Let's say you have a child that you care about, that you love, that you would do anything for. Let's say that child becomes possessed by a demon and to save her soul you have to kill six of the child's blood relatives.
I'm sure most of you already have a short list of people in your family you wouldn't mind sending to Hell to keep your own kid out of there. Maybe you have a doddering, old grandpa who's already in a vegetative state anyway, or an uncle who's a drunk, unemployed moocher. But what happens when the last few people on your list live too far away or your spoiled douchebag cousin just won't die? Do you kill your mom? Your sister? Yourself?
The movie I'm going to tell you about considers all these very pertinent questions. This week's Thursday Thriller is The Chosen.
This 2015 Ben Jehoshua film is about a teenager named Cameron (Kian Lawley). His family is dysfunctional to say the least. He lives in his grandmother's house with his mom Eliza (Elizabeth Keener), and the aforementioned Uncle Joey (Chris Gann). Together they take care of Grand Dad (Harvey Popick) and Angie (Mykayla Sohn). Angie is the daughter of Caitlin (Angelica Chitwood). Caitlin is Eliza's daughter. That makes Cameron Caitlin's brother, Caitlin Cameron's sister, and Eliza their mom and Angie's grandmother. Got it?

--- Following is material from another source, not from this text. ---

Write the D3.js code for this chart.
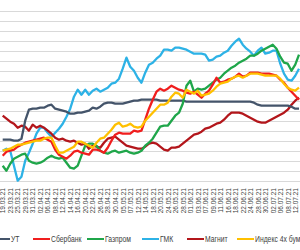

Eliza has custody of Angie and won't let Caitlin see her because Caitlin's a drug addict, and one of her babies has already died. Angie becomes possessed by the demon Lilith when Cameron ignores mom and takes the child to see Caitlin, then can't mind his own business during a domestic disturbance in the apartment next door.
It's fun. Cameron and Caitlin bicker about who they're going to kill next as Cameron picks off members of the family, smears blood symbols on their heads, and feeds them to a smoke monster under Angie's bed. The scares are more driven by character interactions than startling splatters. The Chosen is a good drama. It streams on Netflix.